__Set exercise__: Print the lines of the listing below verbatim from its first line through the line bearing "import seaborn as sns". Any pictures are to be omitted.

** begin Information provided **

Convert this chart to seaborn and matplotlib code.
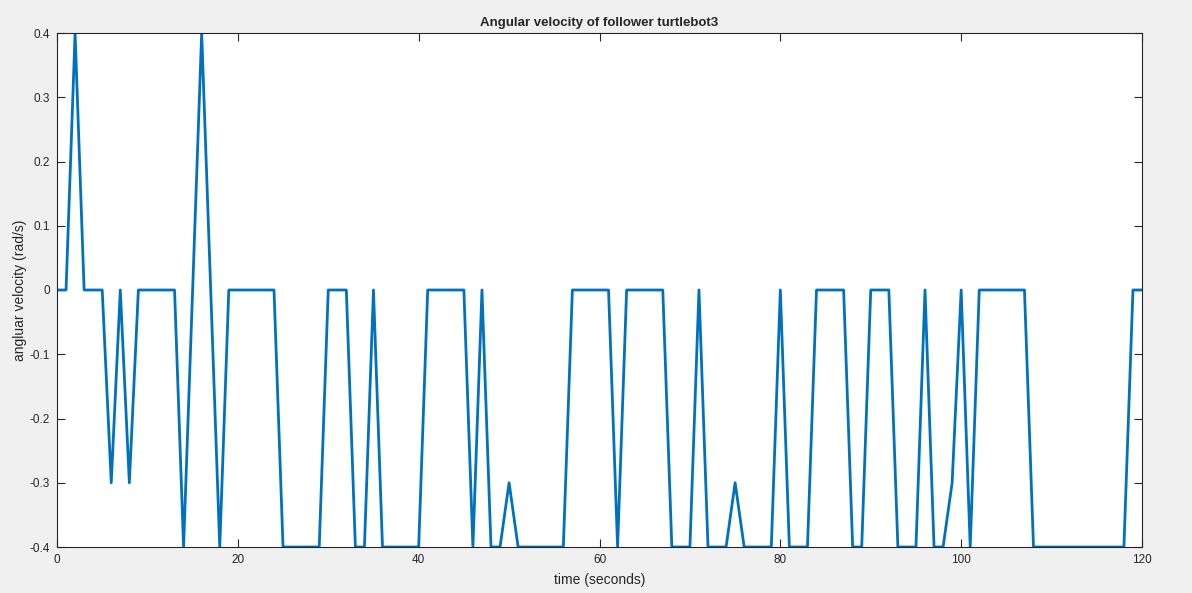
import matplotlib
matplotlib.use("Agg")
import matplotlib.pyplot as plt
import pandas as pd
import seaborn as sns

# angular velocity of follower turtlebot3, one sample per second
time_s = list(range(0, 121))
ang_vel = [
    0, 0, 0.4, 0, 0, 0, -0.3, 0, -0.3, 0,          # 0-9
    0, 0, 0, 0, -0.4, 0, 0.4, 0, -0.4, 0,          # 10-19
    0, 0, 0, 0, 0, -0.4, -0.4, -0.4, -0.4, -0.4,   # 20-29
    0, 0, 0, -0.4, -0.4, 0, -0.4, -0.4, -0.4, -0.4,  # 30-39
    -0.4, 0, 0, 0, 0, 0, -0.4, 0, -0.4, -0.4,      # 40-49
    -0.3, -0.4, -0.4, -0.4, -0.4, -0.4, -0.4, 0, 0, 0,  # 50-59
    0, 0, -0.4, 0, 0, 0, 0, 0, -0.4, -0.4,         # 60-69
    -0.4, 0, -0.4, -0.4, -0.4, -0.3, -0.4, -0.4, -0.4, -0.4,  # 70-79
    0, -0.4, -0.4, -0.4, 0, 0, 0, 0, -0.4, -0.4,   # 80-89
    0, 0, 0, -0.4, -0.4, -0.4, 0, -0.4, -0.4, -0.3,  # 90-99
    0, -0.4, 0, 0, 0, 0, 0, 0, -0.4, -0.4,         # 100-109
    -0.4, -0.4, -0.4, -0.4, -0.4, -0.4, -0.4, -0.4, -0.4, 0,  # 110-119
    0,                                             # 120
]

x_ticks = [0, 20, 40, 60, 80, 100, 120]
y_ticks = [-0.4, -0.3, -0.2, -0.1, 0, 0.1, 0.2, 0.3, 0.4]
y_labels = ["-0.4", "-0.3", "-0.2", "-0.1", "0", "0.1", "0.2", "0.3", "0.4"]

df = pd.DataFrame({"time": time_s, "w": ang_vel})

sns.set_style("ticks")
plt.rcParams["font.family"] = ["Liberation Sans Narrow", "Liberation Sans", "DejaVu Sans"]

fig = plt.figure(figsize=(11.92, 5.93), dpi=100, facecolor="#f0f0f0")
ax = fig.add_axes([57 / 1192, 1 - 547 / 593, (1142 - 57) / 1192, (547 - 33) / 593])
ax.set_facecolor("white")

sns.lineplot(data=df, x="time", y="w", ax=ax, color="#0072BD", linewidth=2.0)

ax.set_xlim(0, 120)
ax.set_ylim(-0.4, 0.4)
ax.set_xticks(x_ticks)
ax.set_yticks(y_ticks)
ax.set_yticklabels(y_labels)
ax.tick_params(direction="in", top=True, right=True, length=6, width=0.8,
               colors="#262626", labelsize=8.5, pad=5)
for s in ax.spines.values():
    s.set_color("#262626")
    s.set_linewidth(0.8)
    s.set_visible(True)

ax.set_title("Angular velocity of follower turtlebot3", fontsize=9.5,
             fontweight="bold", pad=5)
ax.set_xlabel("time (seconds)", fontsize=10, color="#262626", labelpad=5)
ax.set_ylabel("angluar velocity (rad/s)", fontsize=10, color="#262626", labelpad=2)

fig.savefig("out.png", dpi=100, facecolor=fig.get_facecolor())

** end Information provided **

__Finished task__:
Convert this chart to seaborn and matplotlib code.
import matplotlib
matplotlib.use("Agg")
import matplotlib.pyplot as plt
import pandas as pd
import seaborn as sns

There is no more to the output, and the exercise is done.